Filmed almost completely by specially rigged GoPro cameras, Hardcore Henry lets the viewer experience an entire ultraviolent action movie through the eyes and ears of the titular character. You, the audience, are Henry. This may be as close as you’ll ever get to being an action hero on the silver screen.
You wake up with no memory, no ability to speak, some super strength-granting bionic limbs, a damsel in distress, and an army of thugs hunting you down. Now watch yourself shut the front door, go Rambo on every poor soul unlucky enough to cross your path, and enjoy the next 90 minutes of hardcore POV action.
Do those last few words sound familiar? Unfortunately, Hardcore Henry is too similar to porn when it comes to the actual story. But you probably don’t care about that as much, so more on that later. First of all, will this motion picture give you motion sickness?
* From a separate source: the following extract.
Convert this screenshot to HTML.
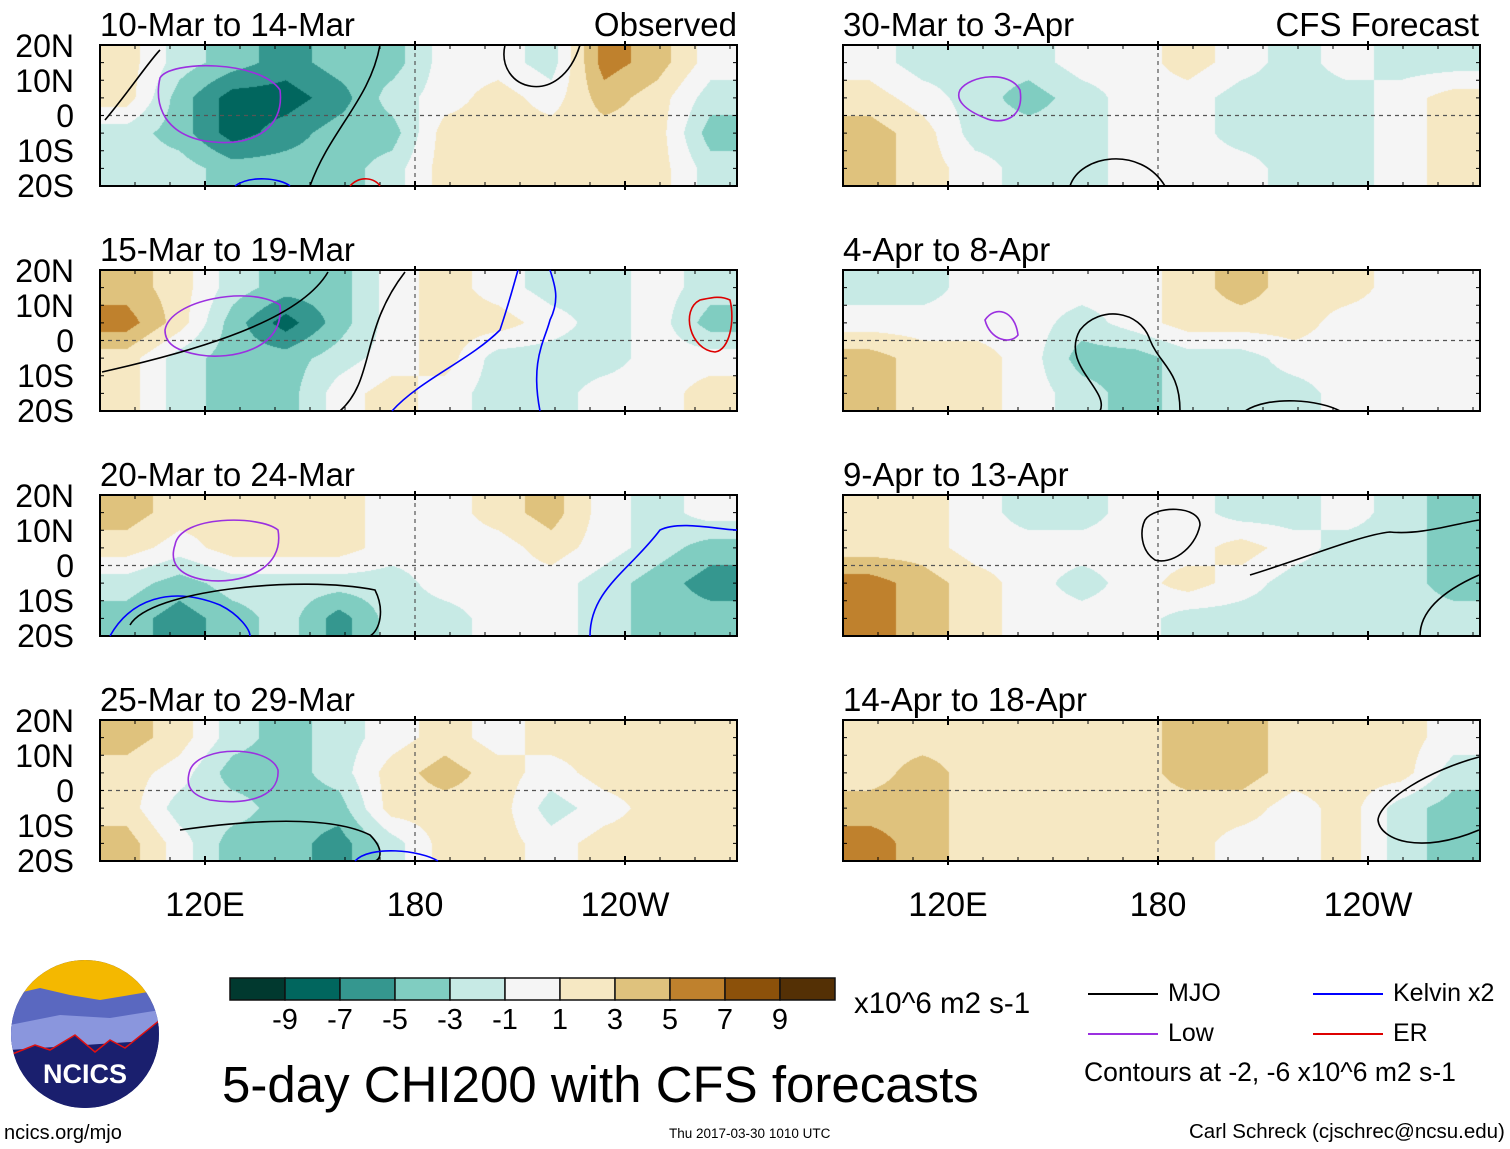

I’ve never had this problem from these types of movies, but it’s safe to say if you couldn’t handle The Blair Witch Project, the first Cloverfield, or other frenetic found footage films, you’ll probably barf in Hardcore Henry.
Secondly, how’s the action? Mostly awesome, but not without its share of flaws. There are plenty of video game moments that are far superior to anything similar that’s been tried before, including actual adaptations like Doom, but the gimmick lost its luster for me several times before jolting me back into focus. Otherwise, the highlights of Hardcore Henry are very high.
Think Mirror’s Edge + Crank. That’s a cool concept with bold ambitions, but Hardcore Henry suffers from some shaky execution that compromises its big promises. You often can’t keep complete track of what exactly is going on in terms of the action, but for these moments you’re shown enough to get the basic idea. However, there do exist more polished parts that exhibit detailed choreography and skillful stunts that will wow anybody.
The plot is even harder to follow and arguably more of a mess than that in Batman v Superman. Was there one? I think so, but a lot of it is unclear, and I was distracted by how weird and lame the villain was (I could be talking about Dawn of Justice or Hardcore Henry here). Thankfully, Sharlto Copley is an energetic joy to watch throughout most of the movie.
Hardcore Henry is a creative idea that’s held together by an admirable effort from writer/director Ilya Naishuller in his feature film debut. It needs some refinement and a lot of work on a story, but that’s understandably difficult to shape when you’re vastly limited by the presentation. Check out Naishuller’s music videos “The Stampede” and “Bad Motherf—er”, which are essentially spiritual prequels, and if you want to see a lot more of that and then some, go see Hardcore Henry. Hardcore Henry gets 3 out of 5 stars (Good).